Of course, my Mama is on top of the list. A public school teacher, she was restless and relentless in trying and practicing innovative teaching methods. She authored manuals and reference books, and presented papers in conferences. She would use audio-visual aids to communicate more effectively with students. (One of her granddaughters was pleasantly surprised to hear her teacher mention Mama’s full name in a class lecture. She proudly shouted, “That’s my lola!”)


Then, there’s Mrs. Zumbeline Soriano, one of our English teachers in Manila Science in the early 1990s. I will always remember her because she was the first teacher who told me I could write and encouraged me to write more. She believed in me and in my capacity to write well. Her belief in me gave me the confidence to practice further and to read more widely.


Mrs. Soriano’s encouragement helped in no small way in publishing the clandestine The MaSci Times for about a year before a snitch brought me to the administration and nearly resulted in my expulsion. The underground paper was laid out and printed at our favorite computer shop at Anglo Arcade near Herran, and reproduced through photocopy machines. Friends helped pass around copies.


Of course, MaSci has official publications. But I felt we needed something freer and not consisting mainly of “contest” material. The pressures of high school, especially in very competitive MaSci, and rants about the lack of freedom, needed expression and a space. That’s what The MaSci Times hoped to do.


Needless to say, I survived that episode, thanks to Mama who stood her ground in a meeting with principal Mrs. Daisy H. Banta. No suspension, no expulsion.


During the freshman convocation at the University of the Philippines at Los Baños, I was impressed by Lourie Victor. She was tiny from my vantage point in the cavernous UPLB Auditorium. But then she was introduced as a varsity player, university and college scholar, and editor-in-chief of the UPLB Perspective. She invited us to read and join the paper.


After the convocation, I walked to the Perspective office at S.U. to inquire about the staff application process. I was that impressed.
I would go on to pass the process, and become an apprentice and later features staff writer. I grabbed every opportunity to write opinion columns. Lourie would lead us in conventions and journalism seminars in her capacity as regional chair of the College Editors Guild of the Philippines-Southern Tagalog. Our forays into regional and national press conventions and congresses provided fellowship opportunities among campus journalists.


It was during that time that I found out that student publications from across the UP System enjoy the widest latitude of press freedom and fiscal independence. Many UP publications have charters approved by the UP Board of Regents, with editors-in-chief chosen by a committee. It is up to the editor-in-chief to select his editors and staff. Funds are collected, held in trust, and disbursed by UP. There are no faculty “advisers” for most UP student papers.

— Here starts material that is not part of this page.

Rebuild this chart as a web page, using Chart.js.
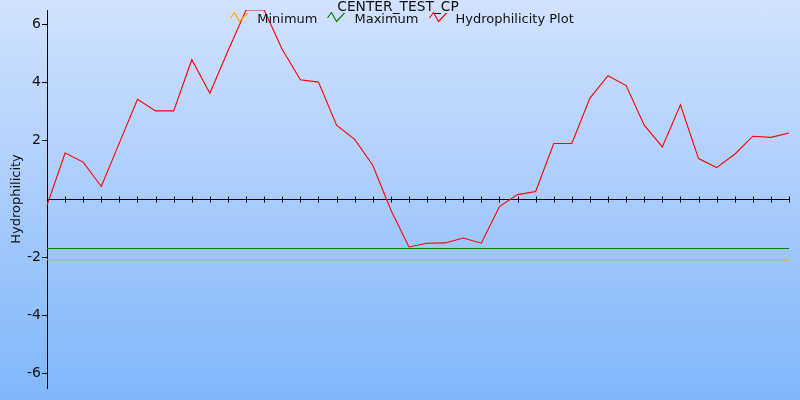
<!DOCTYPE html>
<html>
<head>
<meta charset="utf-8">
<title>CENTER_TEST_CP</title>
<script src="https://cdn.jsdelivr.net/npm/chart.js@4/dist/chart.umd.min.js"></script>
<style>
    html, body { margin: 0; padding: 0; }
    body {
        width: 800px;
        height: 400px;
        overflow: hidden;
        background: linear-gradient(to bottom, #d2e2ff 0%, #7fb6f9 100%);
        font-family: "DejaVu Sans", sans-serif;
        color: #111;
    }
    #wrap { position: relative; width: 800px; height: 400px; }
    #hydroChart { position: absolute; left: 0; top: 0; }
    #chartTitle {
        position: absolute;
        top: -1px;
        left: 0;
        width: 796px;
        text-align: center;
        font-size: 13.8px;
        line-height: 15px;
    }
    #legend {
        position: absolute;
        top: 11px;
        left: 0;
        width: 804px;
        display: flex;
        justify-content: center;
        font-size: 13px;
        line-height: 15px;
    }
    .item { display: flex; align-items: flex-start; margin: 0 5px; }
    .item svg { margin: 1px 9px 0 0; }
</style>
</head>
<body>
<div id="wrap">
    <canvas id="hydroChart" width="800" height="400"></canvas>
    <div id="chartTitle">CENTER_TEST_CP</div>
    <div id="legend"></div>
</div>
<script>
// residue positions along the sequence (x axis is hidden in the picture)
const residues = [1, 2, 3, 4, 5, 6, 7, 8, 9, 10, 11, 12, 13, 14, 15, 16, 17, 18, 19, 20, 21,
                  22, 23, 24, 25, 26, 27, 28, 29, 30, 31, 32, 33, 34, 35, 36, 37, 38, 39, 40, 41, 42];

const hydrophilicity = [-0.22, 1.58, 1.27, 0.43, 1.93, 3.43, 3.03, 3.03, 4.79, 3.64,
                        5.1, 6.5, 6.5, 5.14, 4.1, 4.02, 2.54, 2.05, 1.16, -0.38,
                        -1.65, -1.52, -1.51, -1.34, -1.52, -0.26, 0.15, 0.26, 1.91, 1.91,
                        3.47, 4.24, 3.9, 2.54, 1.79, 3.24, 1.39, 1.08, 1.54, 2.16,
                        2.12, 2.27];

const minimumLevel = -2.09;
const maximumLevel = -1.70;

const yTicks = [-6, -4, -2, 2, 4, 6];

const seriesNames = ['Minimum', 'Maximum', 'Hydrophilicity Plot'];
const seriesColors = ['#ffa500', '#008000', '#ff0000'];

// legend as html, with the little zig-zag glyphs
const legendBox = document.getElementById('legend');
seriesNames.forEach((name, i) => {
    const item = document.createElement('div');
    item.className = 'item';
    item.innerHTML =
        '<svg width="18" height="11" viewBox="0 0 18 11">' +
        '<polyline points="0.5,6 4.5,0.5 9.5,9.5 17.5,1" fill="none" stroke="' + seriesColors[i] + '" stroke-width="1.1"/>' +
        '</svg><span>' + name + '</span>';
    legendBox.appendChild(item);
});

// black zero line with a tick at every residue
const centerAxis = {
    id: 'centerAxis',
    beforeDatasetsDraw(chart) {
        const { ctx, chartArea, scales: { x, y } } = chart;
        const y0 = Math.round(y.getPixelForValue(0)) + 0.5;
        ctx.save();
        ctx.strokeStyle = '#000';
        ctx.lineWidth = 1;
        ctx.beginPath();
        ctx.moveTo(chartArea.left, y0);
        ctx.lineTo(chartArea.right, y0);
        residues.forEach((r, i) => {
            if (i === 0) return;
            const px = Math.round(x.getPixelForValue(i)) + 0.5;
            ctx.moveTo(px, y0 - 3);
            ctx.lineTo(px, y0 + 3);
        });
        ctx.stroke();
        ctx.restore();
    }
};

const ctx = document.getElementById('hydroChart').getContext('2d');

new Chart(ctx, {
    type: 'line',
    data: {
        labels: residues,
        datasets: [
            {
                label: seriesNames[0],
                data: residues.map(() => minimumLevel),
                borderColor: seriesColors[0]
            },
            {
                label: seriesNames[1],
                data: residues.map(() => maximumLevel),
                borderColor: seriesColors[1]
            },
            {
                label: seriesNames[2],
                data: hydrophilicity,
                borderColor: seriesColors[2]
            }
        ]
    },
    options: {
        responsive: false,
        animation: false,
        layout: { padding: { top: 10, right: 11, bottom: 12, left: 0 } },
        elements: {
            point: { radius: 0 },
            line: { borderWidth: 1.1, tension: 0 }
        },
        plugins: {
            legend: { display: false },
            title: { display: false },
            tooltip: { enabled: false }
        },
        scales: {
            x: { display: false, offset: false },
            y: {
                min: -6.5,
                max: 6.5,
                afterBuildTicks: axis => { axis.ticks = yTicks.map(v => ({ value: v })); },
                afterFit: axis => { axis.width = 47; },
                grid: { drawOnChartArea: false, color: '#000', tickLength: 5 },
                border: { color: '#000' },
                ticks: {
                    color: '#111',
                    padding: 1,
                    font: { family: 'DejaVu Sans', size: 14 }
                },
                title: {
                    display: true,
                    text: 'Hydrophilicity',
                    color: '#111',
                    padding: { top: 9, bottom: 0 },
                    font: { family: 'DejaVu Sans', size: 13 }
                }
            }
        }
    },
    plugins: [centerAxis]
});
</script>
</body>
</html>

Such practices remain the most advanced in the country, and these have enabled UP campus journalists to produce a weekly paper, as in the case of UP Diliman’s Philippine Collegian.


In other universities, varying levels of hard-won independence helped the papers produce their own good campus journalists.


A lot has happened in the media landscape since my college days. The rise of the internet and social media has given students and their student publications new media and unlimited media space. Sadly, other institutions on campus are slow to adapt and insist on trying to control information and expression.


A veteran journalist recently quit as faculty adviser of an online student media publication after the school administration ordered the take-down of a photograph and caused a pause in the publication’s operations. For me, the take-down violates press freedom and discourages students from trying their hand at independent journalism.


The subject photograph, which school officials sought to suppress, has since been published in major national media outlets and shared countless times on social media. Meanwhile, many school alumni, journalists, and students have stood solidly behind the embattled online campus journalists.


This has the makings of a milestone for this generation’s campus journalists. May they find champions who will inspire, encourage and vindicate them.